* START *

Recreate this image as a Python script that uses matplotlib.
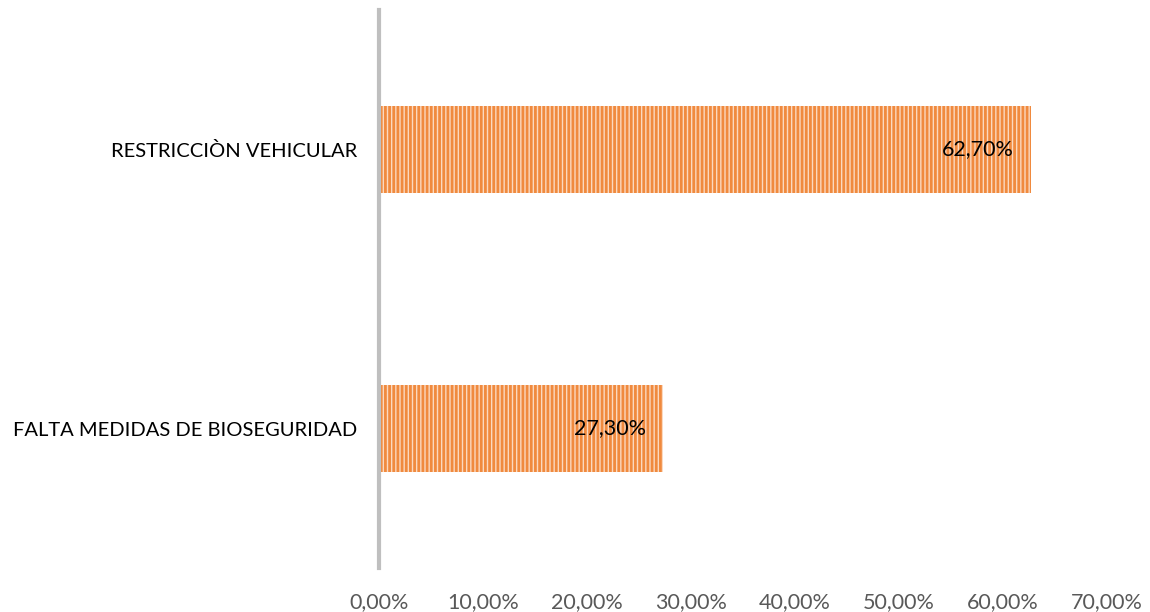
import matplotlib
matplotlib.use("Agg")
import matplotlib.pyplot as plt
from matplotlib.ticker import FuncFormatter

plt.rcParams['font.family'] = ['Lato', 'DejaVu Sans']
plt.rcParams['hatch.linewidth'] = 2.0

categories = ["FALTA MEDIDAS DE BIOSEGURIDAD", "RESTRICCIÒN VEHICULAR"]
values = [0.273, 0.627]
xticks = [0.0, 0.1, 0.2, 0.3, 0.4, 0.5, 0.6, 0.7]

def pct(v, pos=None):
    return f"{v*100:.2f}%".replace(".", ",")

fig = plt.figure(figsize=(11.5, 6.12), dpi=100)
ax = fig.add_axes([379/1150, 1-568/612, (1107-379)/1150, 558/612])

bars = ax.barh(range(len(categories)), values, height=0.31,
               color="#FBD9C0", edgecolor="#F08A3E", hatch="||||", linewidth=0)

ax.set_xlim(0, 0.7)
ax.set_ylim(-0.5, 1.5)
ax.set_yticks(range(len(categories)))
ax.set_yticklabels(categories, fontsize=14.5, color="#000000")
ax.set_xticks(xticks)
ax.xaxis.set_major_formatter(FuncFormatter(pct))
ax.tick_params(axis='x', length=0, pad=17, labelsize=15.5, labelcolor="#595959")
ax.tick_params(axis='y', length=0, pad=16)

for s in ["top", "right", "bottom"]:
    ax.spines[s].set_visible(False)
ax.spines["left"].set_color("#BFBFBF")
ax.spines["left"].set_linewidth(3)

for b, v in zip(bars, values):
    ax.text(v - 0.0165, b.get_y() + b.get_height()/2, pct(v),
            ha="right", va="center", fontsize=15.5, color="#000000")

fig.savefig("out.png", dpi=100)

* END *
* START *

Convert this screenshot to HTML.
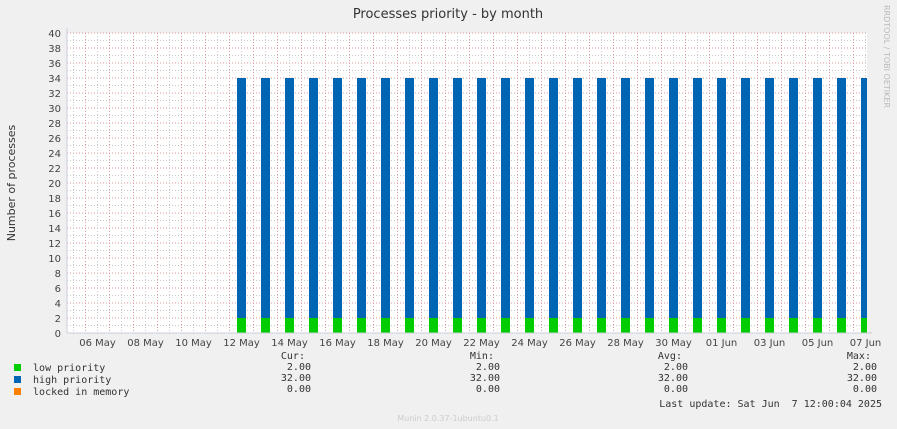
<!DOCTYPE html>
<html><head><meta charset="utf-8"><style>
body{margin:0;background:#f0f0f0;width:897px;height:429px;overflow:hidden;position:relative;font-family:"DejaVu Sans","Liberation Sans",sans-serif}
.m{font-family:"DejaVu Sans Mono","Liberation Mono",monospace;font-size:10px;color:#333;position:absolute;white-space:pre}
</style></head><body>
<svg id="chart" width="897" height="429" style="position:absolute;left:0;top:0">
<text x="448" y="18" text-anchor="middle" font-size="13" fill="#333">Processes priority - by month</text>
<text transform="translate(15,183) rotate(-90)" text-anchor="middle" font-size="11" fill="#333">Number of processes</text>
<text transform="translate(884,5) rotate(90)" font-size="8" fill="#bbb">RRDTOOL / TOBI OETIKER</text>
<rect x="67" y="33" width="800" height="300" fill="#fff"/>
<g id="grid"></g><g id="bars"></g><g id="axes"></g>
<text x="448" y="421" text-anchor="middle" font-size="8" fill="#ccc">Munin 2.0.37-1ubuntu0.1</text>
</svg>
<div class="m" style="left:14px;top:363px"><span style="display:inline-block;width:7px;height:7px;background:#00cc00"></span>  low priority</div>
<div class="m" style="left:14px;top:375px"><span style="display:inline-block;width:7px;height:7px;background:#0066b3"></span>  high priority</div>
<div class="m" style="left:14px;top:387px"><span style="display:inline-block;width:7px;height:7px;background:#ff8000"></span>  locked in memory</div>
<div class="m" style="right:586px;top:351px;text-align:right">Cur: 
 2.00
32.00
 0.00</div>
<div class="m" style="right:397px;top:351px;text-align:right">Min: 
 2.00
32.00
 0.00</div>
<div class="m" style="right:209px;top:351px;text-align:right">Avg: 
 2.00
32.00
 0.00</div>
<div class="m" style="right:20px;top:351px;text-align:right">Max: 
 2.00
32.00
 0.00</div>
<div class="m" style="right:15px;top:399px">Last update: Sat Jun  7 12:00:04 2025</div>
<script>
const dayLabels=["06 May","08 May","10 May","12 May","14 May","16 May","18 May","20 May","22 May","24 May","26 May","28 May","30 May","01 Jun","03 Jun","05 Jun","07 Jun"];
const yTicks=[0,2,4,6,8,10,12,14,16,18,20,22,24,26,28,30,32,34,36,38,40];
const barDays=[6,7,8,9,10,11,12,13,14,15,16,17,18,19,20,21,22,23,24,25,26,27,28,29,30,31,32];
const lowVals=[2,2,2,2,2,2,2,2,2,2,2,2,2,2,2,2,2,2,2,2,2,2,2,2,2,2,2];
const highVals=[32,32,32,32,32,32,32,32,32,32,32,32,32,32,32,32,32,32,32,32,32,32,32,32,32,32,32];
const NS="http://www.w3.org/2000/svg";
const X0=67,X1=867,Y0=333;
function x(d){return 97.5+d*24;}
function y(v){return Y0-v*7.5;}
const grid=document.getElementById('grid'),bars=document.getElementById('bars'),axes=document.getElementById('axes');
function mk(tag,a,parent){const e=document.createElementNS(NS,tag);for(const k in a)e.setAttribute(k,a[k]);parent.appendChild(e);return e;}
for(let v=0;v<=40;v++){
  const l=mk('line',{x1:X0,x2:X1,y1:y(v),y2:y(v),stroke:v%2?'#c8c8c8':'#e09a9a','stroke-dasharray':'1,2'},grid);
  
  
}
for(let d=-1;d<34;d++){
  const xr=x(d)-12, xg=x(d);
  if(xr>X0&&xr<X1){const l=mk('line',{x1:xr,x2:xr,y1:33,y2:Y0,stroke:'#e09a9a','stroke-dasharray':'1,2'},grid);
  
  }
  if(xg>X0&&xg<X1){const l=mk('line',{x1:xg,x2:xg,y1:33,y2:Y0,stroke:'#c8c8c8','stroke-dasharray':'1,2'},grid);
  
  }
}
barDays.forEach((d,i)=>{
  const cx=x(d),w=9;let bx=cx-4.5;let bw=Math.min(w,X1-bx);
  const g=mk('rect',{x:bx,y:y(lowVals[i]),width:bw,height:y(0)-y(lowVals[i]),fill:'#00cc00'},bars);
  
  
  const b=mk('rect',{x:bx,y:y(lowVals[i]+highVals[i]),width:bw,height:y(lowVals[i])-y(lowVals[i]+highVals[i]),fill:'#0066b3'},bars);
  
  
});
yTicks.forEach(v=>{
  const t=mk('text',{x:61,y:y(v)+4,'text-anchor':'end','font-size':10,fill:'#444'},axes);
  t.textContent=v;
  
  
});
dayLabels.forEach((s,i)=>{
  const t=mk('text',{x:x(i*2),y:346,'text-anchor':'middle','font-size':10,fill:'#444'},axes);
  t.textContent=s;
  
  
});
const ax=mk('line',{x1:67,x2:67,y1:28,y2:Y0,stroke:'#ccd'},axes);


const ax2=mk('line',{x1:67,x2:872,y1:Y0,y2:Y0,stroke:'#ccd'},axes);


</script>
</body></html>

* END *
* START *

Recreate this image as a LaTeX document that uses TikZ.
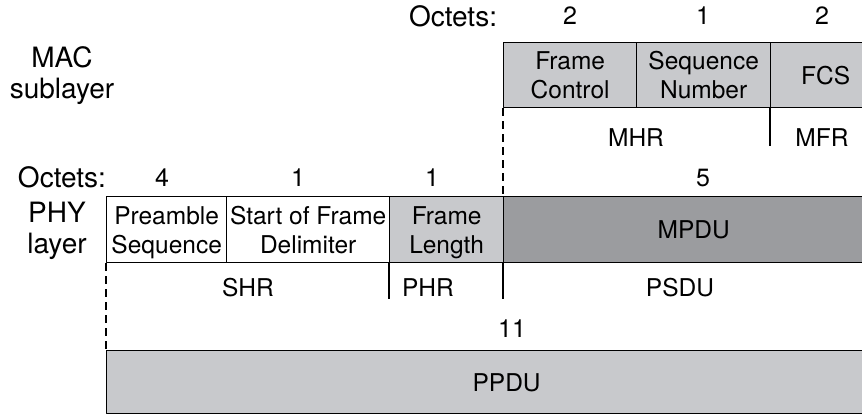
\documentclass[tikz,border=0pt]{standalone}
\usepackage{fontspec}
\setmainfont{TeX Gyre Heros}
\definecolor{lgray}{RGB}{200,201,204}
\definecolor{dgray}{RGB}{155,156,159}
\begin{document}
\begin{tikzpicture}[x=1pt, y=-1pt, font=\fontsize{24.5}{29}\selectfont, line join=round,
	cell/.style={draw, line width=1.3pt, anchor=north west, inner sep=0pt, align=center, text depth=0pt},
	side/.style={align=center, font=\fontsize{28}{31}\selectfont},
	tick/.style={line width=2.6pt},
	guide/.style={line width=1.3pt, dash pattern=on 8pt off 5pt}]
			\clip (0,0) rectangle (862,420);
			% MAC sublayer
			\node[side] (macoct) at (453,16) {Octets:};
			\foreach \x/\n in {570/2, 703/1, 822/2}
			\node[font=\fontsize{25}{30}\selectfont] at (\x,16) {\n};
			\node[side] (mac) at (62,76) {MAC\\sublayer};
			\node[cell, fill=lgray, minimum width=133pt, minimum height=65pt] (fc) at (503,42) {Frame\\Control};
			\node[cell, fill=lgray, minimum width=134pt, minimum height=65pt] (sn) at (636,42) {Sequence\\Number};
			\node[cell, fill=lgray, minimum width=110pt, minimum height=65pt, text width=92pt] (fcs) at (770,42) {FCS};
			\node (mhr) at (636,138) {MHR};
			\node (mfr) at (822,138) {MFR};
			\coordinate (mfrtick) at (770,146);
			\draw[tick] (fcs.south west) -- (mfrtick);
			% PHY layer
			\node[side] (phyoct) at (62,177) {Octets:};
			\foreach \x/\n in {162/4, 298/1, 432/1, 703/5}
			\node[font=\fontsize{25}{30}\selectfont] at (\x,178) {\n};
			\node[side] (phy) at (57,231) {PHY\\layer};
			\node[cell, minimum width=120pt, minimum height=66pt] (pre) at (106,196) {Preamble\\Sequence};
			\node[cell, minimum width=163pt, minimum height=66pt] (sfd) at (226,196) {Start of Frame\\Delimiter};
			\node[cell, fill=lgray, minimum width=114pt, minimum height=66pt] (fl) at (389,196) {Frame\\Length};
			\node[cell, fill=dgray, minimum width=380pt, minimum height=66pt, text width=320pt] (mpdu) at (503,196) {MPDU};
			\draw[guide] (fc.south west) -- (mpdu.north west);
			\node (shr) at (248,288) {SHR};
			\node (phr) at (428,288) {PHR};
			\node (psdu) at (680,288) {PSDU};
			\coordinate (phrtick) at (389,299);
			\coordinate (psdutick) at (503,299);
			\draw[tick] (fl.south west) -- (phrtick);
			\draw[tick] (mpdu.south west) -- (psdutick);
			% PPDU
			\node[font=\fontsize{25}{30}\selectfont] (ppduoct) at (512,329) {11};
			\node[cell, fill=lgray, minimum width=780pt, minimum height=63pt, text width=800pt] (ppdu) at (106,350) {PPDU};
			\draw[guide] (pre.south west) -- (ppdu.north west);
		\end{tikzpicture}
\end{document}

* END *

◆ TASK DIRECTIONS:
Extract the stretch of lines that begins at the line with "Recreate this image as a Python" and ends at the line with "plt.rcParams['hatch.linewidth'] = 2.0", inclusive. Omit every picture.

◆ EXERCISE SOLUTION:
Recreate this image as a Python script that uses matplotlib.
import matplotlib
matplotlib.use("Agg")
import matplotlib.pyplot as plt
from matplotlib.ticker import FuncFormatter

plt.rcParams['font.family'] = ['Lato', 'DejaVu Sans']
plt.rcParams['hatch.linewidth'] = 2.0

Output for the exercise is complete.